Ähnlich erfolgreich waren die Energiekonzerne, die sich ja schon über die verlängerten Laufzeiten ihrer Atomkraftwerke freuen konnten. Sie bekommen Geld vom Staat, wenn sie neue Kohlekraftwerke mit der noch zu entwickelnden CCS-Technologie bauen. CCS bedeutet, Kohlendioxid aus den Abgasen zu trennen und es unter der Erde zu speichern. Gestrichen wurde aber die Vorgabe, wonach die Förderung nur gewährt wird, wenn gleichgroße alte Kraftwerke stillgelegt werden.

Nahezu komplett fielen alle Finanzierungszusagen weg, die noch im ersten Entwurf genannt wurden.

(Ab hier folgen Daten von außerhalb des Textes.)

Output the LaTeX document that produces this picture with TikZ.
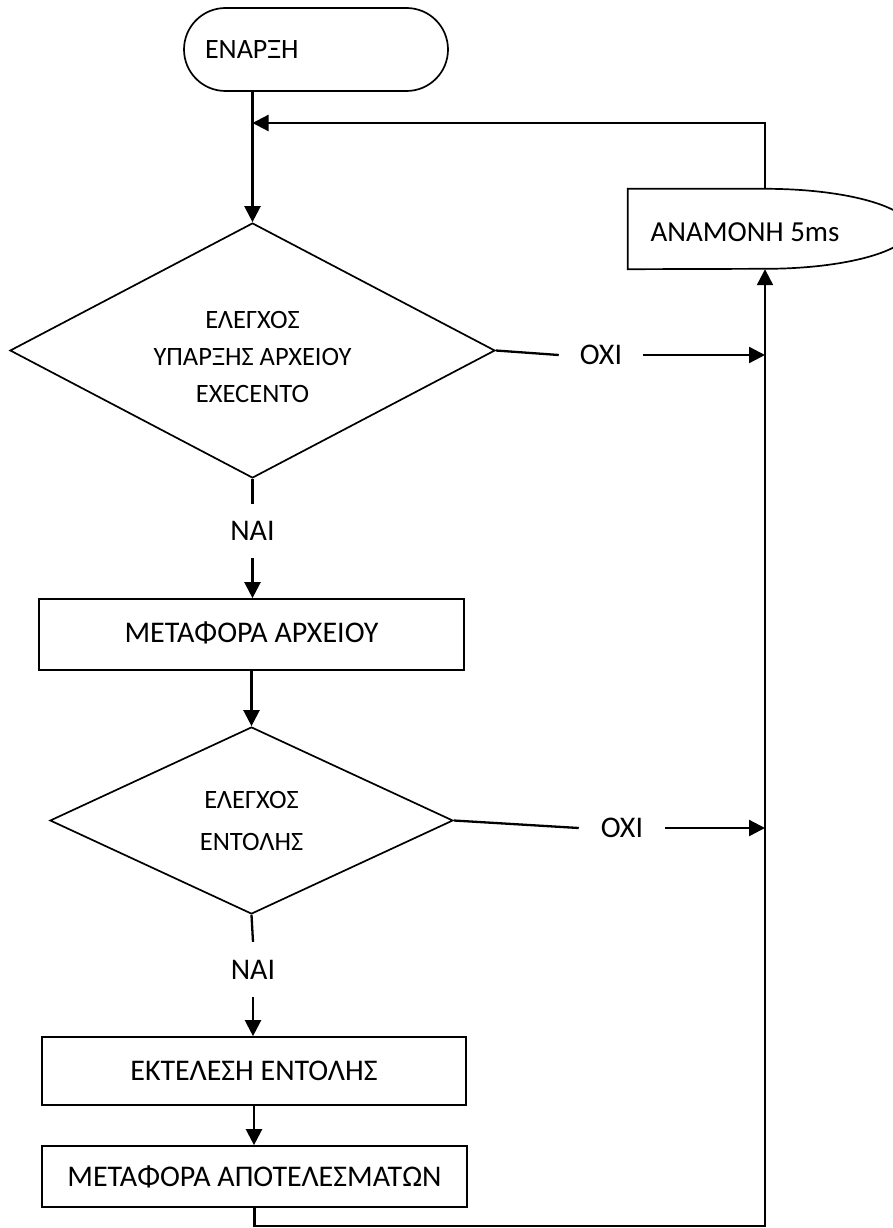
\documentclass[tikz,border=0pt]{standalone}
\usepackage{fontspec}
\setmainfont{Carlito}
\usetikzlibrary{shapes.geometric,arrows.meta}
\begin{document}
\begin{tikzpicture}[x=1pt,y=-1pt,
  every node/.style={font=\fontsize{29}{35}\selectfont},
  shp/.style={draw, line width=1.7pt},
  box/.style={shp, rectangle, inner sep=0pt, align=center, font=\fontsize{30}{36}\selectfont},
  dec/.style={shp, diamond, inner sep=0pt, align=center},
  con/.style={line width=2.3pt},
  arr/.style={con, -{Triangle[length=16pt,width=16pt]}},
  lbl/.style={inner sep=0pt, font=\fontsize{30}{36}\selectfont}
]
\useasboundingbox (0,0) rectangle (893,1228);

% start terminal
\node[shp, rounded corners=41.5pt, minimum width=264pt, minimum height=83pt,
      text width=222pt, align=left, inner xsep=21pt, inner ysep=0pt,
      font=\fontsize{28}{34}\selectfont] (start) at (316,49.5) {\raisebox{-3pt}{ΕΝΑΡΞΗ}};

% decision 1
\node[dec, minimum width=485pt, minimum height=255pt, shape aspect=1.9,
      font=\fontsize{26.5}{37}\selectfont] (d1) at (252.5,350.5)
      {\\[-0pt]ΕΛΕΓΧΟΣ\\ΥΠΑΡΞΗΣ ΑΡΧΕΙΟΥ\\EXECENTO\\[-29pt]};

% wait shape
\node[minimum width=137pt, minimum height=80pt, inner sep=0pt] (wait) at (696.5,229) {};
\draw[shp] (wait.north west) -- (wait.north east)
  arc[start angle=-90, end angle=90, x radius=145, y radius=40]
  -- (wait.south west) -- cycle;
\node[lbl, font=\fontsize{29}{35}\selectfont] (waittxt) at (745,232) {ΑΝΑΜΟΝΗ 5ms};

% box 1
\node[box, minimum width=425pt, minimum height=71pt] (b1) at (251.5,634.5) {\raisebox{4pt}{ΜΕΤΑΦΟΡΑ ΑΡΧΕΙΟΥ}};

% decision 2
\node[dec, minimum width=403pt, minimum height=187pt, shape aspect=2.15,
      font=\fontsize{26.5}{42}\selectfont] (d2) at (251.5,820.5)
      {ΕΛΕΓΧΟΣ\\ΕΝΤΟΛΗΣ};

% box 2 and 3
\node[box, minimum width=424pt, minimum height=68pt] (b2) at (254,1071) {ΕΚΤΕΛΕΣΗ ΕΝΤΟΛΗΣ};
\node[box, minimum width=425pt, minimum height=61pt] (b3) at (254.5,1176.5) {ΜΕΤΑΦΟΡΑ ΑΠΟΤΕΛΕΣΜΑΤΩΝ};

% labels
\node[lbl, inner xsep=21pt] (no1) at (601,355) {ΟΧΙ};
\node[lbl, inner xsep=22pt] (no2) at (622,828) {ΟΧΙ};
\node[lbl, minimum height=54pt] (nai1) at (252.5,531) {ΝΑΙ};
\node[lbl, minimum height=55pt] (nai2) at (253,969.5) {ΝΑΙ};

% coordinates
\coordinate (fb) at (252.5,123);
\coordinate (br) at (765,1226);

% connectors
\draw[arr] (d1.north |- start.south) -- (d1.north);
\draw[arr] (wait.north east) |- (fb);
\draw[con] (d1.east) -- (no1.west);
\draw[arr] (no1.east) -- (no1.east -| br);
\draw[con] (d1.south) -- (nai1.north);
\draw[arr] (nai1.south) -- (nai1.south |- b1.north);
\draw[arr] (b1.south) -- (b1.south |- d2.north);
\draw[con] (d2.east) -- (no2.west);
\draw[arr] (no2.east) -- (no2.east -| br);
\draw[con] (d2.south) -- (nai2.north);
\draw[arr] (nai2.south) -- (nai2.south |- b2.north);
\draw[arr] (b2.south) -- (b2.south |- b3.north);
\draw[arr] (b3.south) -- (b3.south |- br) -- (br) -- (br |- wait.south);
\end{tikzpicture}
\end{document}
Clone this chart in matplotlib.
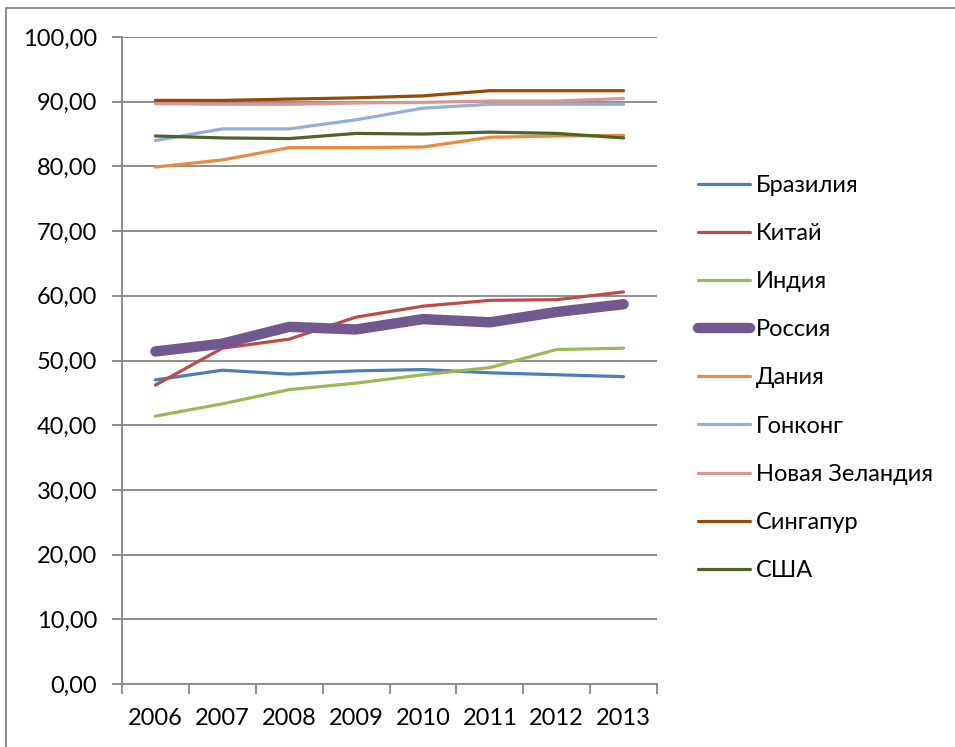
import matplotlib
matplotlib.use("Agg")
import matplotlib.pyplot as plt
from matplotlib.patches import Rectangle
from matplotlib.ticker import FuncFormatter

years = ["2006", "2007", "2008", "2009", "2010", "2011", "2012", "2013"]

brazil = [47.0, 48.5, 47.9, 48.4, 48.6, 48.1, 47.8, 47.5]
china = [46.2, 51.9, 53.3, 56.7, 58.4, 59.3, 59.4, 60.6]
india = [41.4, 43.3, 45.5, 46.5, 47.8, 48.9, 51.7, 51.9]
russia = [51.4, 52.6, 55.2, 54.8, 56.4, 55.9, 57.5, 58.7]
denmark = [79.9, 81.0, 82.9, 82.9, 83.0, 84.5, 84.7, 84.8]
hongkong = [84.0, 85.8, 85.8, 87.2, 89.0, 89.6, 89.6, 89.6]
newzealand = [89.7, 89.6, 89.6, 89.8, 89.9, 90.1, 90.1, 90.5]
singapore = [90.2, 90.2, 90.4, 90.6, 90.9, 91.7, 91.7, 91.7]
usa = [84.7, 84.4, 84.3, 85.1, 85.0, 85.3, 85.1, 84.4]

series = [
    ("Бразилия", brazil, "#4A7EBB", 2.3),
    ("Китай", china, "#BE4B48", 2.3),
    ("Индия", india, "#98B954", 2.3),
    ("Россия", russia, "#71588F", 7.5),
    ("Дания", denmark, "#EC8A3E", 2.3),
    ("Гонконг", hongkong, "#93AEDA", 2.3),
    ("Новая Зеландия", newzealand, "#D99694", 2.3),
    ("Сингапур", singapore, "#984807", 2.3),
    ("США", usa, "#4F6228", 2.3),
]

plt.rcParams["font.family"] = ["Lato", "DejaVu Sans"]
fig = plt.figure(figsize=(9.55, 7.47), dpi=100)
ax = fig.add_axes([122 / 955, 1 - 684 / 747, 535 / 955, 647 / 747])

x = list(range(len(years)))
for name, vals, color, lw in series:
    ax.plot(x, vals, color=color, lw=lw, label=name,
            solid_capstyle="round", solid_joinstyle="round")

ax.set_ylim(0, 100)
ax.set_xlim(-0.5, len(years) - 0.5)
ax.set_yticks(range(0, 101, 10))
ax.yaxis.set_major_formatter(FuncFormatter(lambda v, p: f"{v:.2f}".replace(".", ",")))
# ticks sit between categories, labels at the centres
ax.set_xticks([i - 0.5 for i in range(len(years) + 1)])
ax.set_xticklabels([])
ax.set_xticks(x, minor=True)
ax.set_xticklabels(years, minor=True)
ax.tick_params(axis="x", which="minor", length=0, pad=17, labelsize=17)
ax.tick_params(axis="x", which="major", length=7, width=1.3, color="#868686")
ax.tick_params(axis="y", length=7, width=1.3, color="#868686", pad=11, labelsize=17)

ax.grid(axis="y", color="#868686", lw=1.3)
ax.set_axisbelow(True)
for s in ["top", "right"]:
    ax.spines[s].set_visible(False)
for s in ["left", "bottom"]:
    ax.spines[s].set_color("#868686")
    ax.spines[s].set_linewidth(1.3)

ax.legend(loc="center left", bbox_to_anchor=(698 / 955, 1 - 378 / 747),
          bbox_transform=fig.transFigure, frameon=False, fontsize=17,
          handlelength=2.2, handletextpad=0.25, labelspacing=1.15,
          borderpad=0, borderaxespad=0)

fig.patches.append(Rectangle((6 / 955, -0.01), 1.0, 1 - 8 / 747 + 0.01,
                             transform=fig.transFigure, fill=False,
                             edgecolor="#868686", lw=1.3))

fig.savefig("out.png", dpi=100)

Denn ein neuer langer Absatz verbindet nun das Energiekonzept mit der Leitlinie "generationengerechte Finanzen", mit der sich die Bundesregierung zum Abbau der Neuverschuldung verpflichtet hat. Entsprechend stehen nun viele steuerpolitische Vorhaben unter dem Finanzierungsvorbehalt des Finanzministeriums. Zum Beispiel ein Kreditprogramm für die "Offshore Windenergie". Auch konkrete Summen wurden gestrichen: 500 Millionen Euro pro Jahr für einen Energieeffizienzfonds, 200 Millionen Euro für eine nationale Klimaschutzinitiative, 300 Millionen Euro für die Erneuerbare-Energien-Forschung.

All das soll finanziert werden aus einem Fonds, in den die Abgaben der Atomkonzerne und die Einahmen aus dem Emissionshandel einfließen. Auch die Einrichtung dieses Fonds will das Kabinett heute beschließen.

Doch es gibt auch positive Änderungen. So soll eine neue "Markttransparenzstelle" beim Bundeskartellamt den Großhandel mit Strom und Gas überwachen. Das Klimaschutzziel wurde zumindest sprachlich von 80 Prozent CO2-Einsparung im Jahr 2050 auf "80 bis 95 Prozent" erweitert. Und die Erkundung des geplanten Atommülllagers in Gorleben soll nun, anders als im ersten Entwurf, wieder "ergebnisoffen" vonstatten gehen.